I really haven't talked with others with experience using the DSPeaker Anti-Mode X4 in a system where listening is done from the far field. I see no reason why the X4 would not prove equally transparent in such circumstances. I also don't think far-field listening would impair its ability to smooth the measured and subjective frequency response at the listening position, but that's just a guess, not something I have from direct experience or even reports of others.
I have listened in the near field rather consistently in my listening rooms for decades. I encourage everyone to listen near-field. You really don't know what you have, speaker-wise or recording-wise, unless you do. Eight feet or more back you are largely listening to your listening room's small-room acoustics rather than the frequency response or space (real or artificial) actually captured on the recording. Room treatments can reduce that problem, but not nearly as effectively as when one listens near-field.
While you are correct that listening in the near field gives you less of the second venue effect of overlaying your listening room's acoustics on the sound captured in the recording, the gains produced by near-field listening are primarily in the midrange and highs. The room's bass modes are not negated much by near-field listening, at least not until you get to somewhere really close to the speakers, like one meter away or less and even I don't routinely listen that close up.
Part of good system set up is to find spots for the speakers and listener which work well in your particular room with your particular speakers in terms of producing as smooth a bass response, with as little sharp reflections of mids and highs from room surfaces as possible BEFORE applying electronic equalization. Thus, with good set up, the speakers are aimed away from the walls and toward your ears, absorption and/or diffusion is used to treat all room surfaces near the specular reflection points of the speakers as viewed from the listening position, and the distances of speakers and listener from floor, walls, and ceiling are all carefully adjusted. With speakers which, like my Harbeth M40.2s, have inherently quite smooth mids and highs, given such set up, the room treatments basically take care of mid and high frequency problems.
That leaves the bass. Careful positioning of speakers and listener can smooth bass response quite a bit.

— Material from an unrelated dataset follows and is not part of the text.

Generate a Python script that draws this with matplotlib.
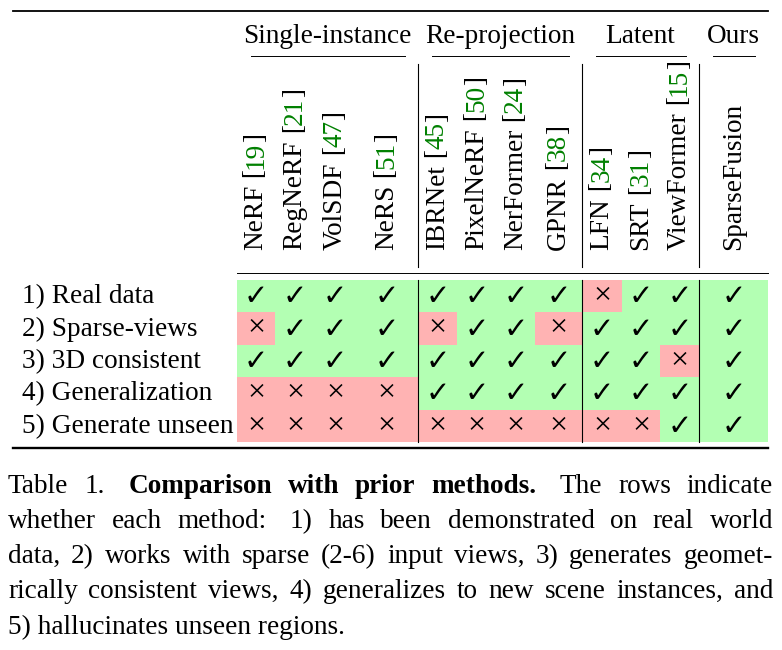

Still, even with careful positioning of listener and speakers, in many rooms, especially with speakers with generous bass response like the Harbeths, you will still need electronic equalization to smooth the response below 200 - 300 Hz or so, to allow evenly tempered bass lines and elimination of the dreaded "one note bass" problem. And in my experience all electronic equalizers work best in correcting the bass range when they have as little to correct as possible.

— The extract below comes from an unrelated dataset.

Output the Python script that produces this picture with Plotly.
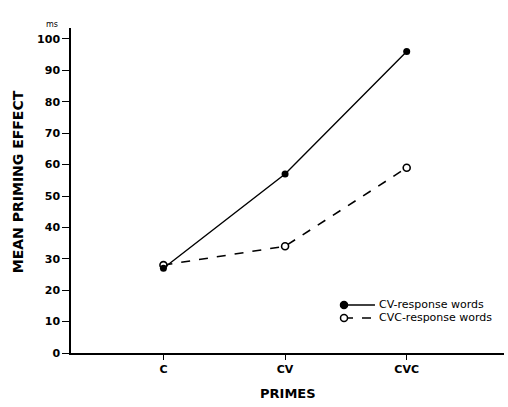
import plotly.graph_objects as go

primes = ["C", "CV", "CVC"]
x_pos = [1, 2, 3]
cv_response = [27, 57, 96]
cvc_response = [28, 34, 59]
y_ticks = [0, 10, 20, 30, 40, 50, 60, 70, 80, 90, 100]
series_names = ["CV-response words", "CVC-response words"]

FONT = "DejaVu Sans"

fig = go.Figure()
fig.add_trace(go.Scatter(
    x=x_pos, y=cvc_response, mode="lines+markers", name=series_names[1],
    line=dict(color="black", width=1.6, dash="dash"),
    marker=dict(symbol="circle", size=7, color="white", line=dict(color="black", width=1.6)),
    showlegend=False,
))
fig.add_trace(go.Scatter(
    x=x_pos, y=cv_response, mode="lines+markers", name=series_names[0],
    line=dict(color="black", width=1.4),
    marker=dict(symbol="circle", size=7, color="black"),
    showlegend=False,
))

# manual legend (paper coordinates)
leg_rows = [0.1477, 0.1077]
mx, lx1, tx = 0.6305, 0.702, 0.707
shapes = []
annotations = []
for i, yy in enumerate(leg_rows):
    shapes.append(dict(type="line", xref="paper", yref="paper", x0=mx, x1=lx1, y0=yy, y1=yy,
                       line=dict(color="black", width=1.5, dash="solid" if i == 0 else "dash")))
    shapes.append(dict(type="circle", xref="paper", yref="paper", xsizemode="pixel",
                       ysizemode="pixel", xanchor=mx, yanchor=yy, x0=-3.5, x1=3.5, y0=-3.5, y1=3.5,
                       fillcolor="black" if i == 0 else "white",
                       line=dict(color="black", width=1.5)))
    annotations.append(dict(text=series_names[i], xref="paper", yref="paper", x=tx, y=yy,
                            xanchor="left", yanchor="middle", showarrow=False,
                            font=dict(size=11, family=FONT)))

annotations += [
    dict(text="<b>MEAN PRIMING EFFECT</b>", xref="paper", yref="paper",
         x=-0.122, y=0.526, textangle=-90, showarrow=False,
         font=dict(size=14, family=FONT), xanchor="center", yanchor="middle"),
    dict(text="<b>PRIMES</b>", xref="paper", yref="paper",
         x=0.502, y=-0.126, showarrow=False, xanchor="center", yanchor="middle",
         font=dict(size=13, family=FONT)),
    dict(text="ms", xref="paper", yref="paper", x=-0.025, y=0.99,
         showarrow=False, xanchor="right", yanchor="bottom",
         font=dict(size=8, family=FONT)),
]

fig.update_layout(
    width=508, height=407,
    margin=dict(l=71, r=4, t=28, b=54),
    paper_bgcolor="white", plot_bgcolor="white",
    font=dict(family=FONT, color="black", size=11),
    showlegend=False,
    xaxis=dict(range=[0.24, 3.8], tickvals=x_pos, ticktext=[f"<b>{p}</b>" for p in primes],
               showgrid=False, zeroline=False, showline=True, linecolor="black",
               linewidth=1.5, ticks="outside", ticklen=5, tickcolor="black",
               tickfont=dict(size=11, family=FONT)),
    yaxis=dict(range=[0, 103.5], tickvals=y_ticks, ticktext=[f"<b>{v}</b>" for v in y_ticks],
               showgrid=False, zeroline=False, showline=True, linecolor="black",
               linewidth=1.5, ticks="outside", ticklen=7, tickcolor="black",
               tickfont=dict(size=11, family=FONT)),
    shapes=shapes,
    annotations=annotations,
)

fig.write_html("out.html", config={"displayModeBar": False},
               post_script="document.body.style.margin='0';")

Still, as noted in my comments, with the X4, even in my near-field set up allowing the X4 to make very minor corrections above 500 Hz seems to further improve the sound of my M40.2 set up.
I have listened in the near field rather consistently in my listening rooms for decades. I encourage everyone to listen near-field. You really don't know what you have, speaker-wise or recording-wise, unless you do. Eight feet or more back you are largely listening to your listening room's small-room acoustics rather than the frequency response or space (real or artificial) actually captured on the recording. Room treatments can reduce that problem, but not nearly as effectively as when one listens near-field.
While you are correct that listening in the near field gives you less of the second venue effect of overlaying your listening room's acoustics on the sound captured in the recording, the gains produced by near-field listening are primarily in the midrange and highs. The room's bass modes are not negated much by near-field listening, at least not until you get to somewhere really close to the speakers, like one meter away or less and even I don't routinely listen that close up.
Part of good system set up is to find spots for the speakers and listener which work well in your particular room with your particular speakers in terms of producing as smooth a bass response, with as little sharp reflections of mids and highs from room surfaces as possible BEFORE applying electronic equalization. Thus, with good set up, the speakers are aimed away from the walls and toward your ears, absorption and/or diffusion is used to treat all room surfaces near the specular reflection points of the speakers as viewed from the listening position, and the distances of speakers and listener from floor, walls, and ceiling are all carefully adjusted. With speakers which, like my Harbeth M40.2s, have inherently quite smooth mids and highs, given such set up, the room treatments basically take care of mid and high frequency problems.
That leaves the bass. Careful positioning of speakers and listener can smooth bass response quite a bit. Still, even with careful positioning of listener and speakers, in many rooms, especially with speakers with generous bass response like the Harbeths, you will still need electronic equalization to smooth the response below 200 - 300 Hz or so, to allow evenly tempered bass lines and elimination of the dreaded "one note bass" problem. And in my experience all electronic equalizers work best in correcting the bass range when they have as little to correct as possible.
Still, as noted in my comments, with the X4, even in my near-field set up allowing the X4 to make very minor corrections above 500 Hz seems to further improve the sound of my M40.2 set up.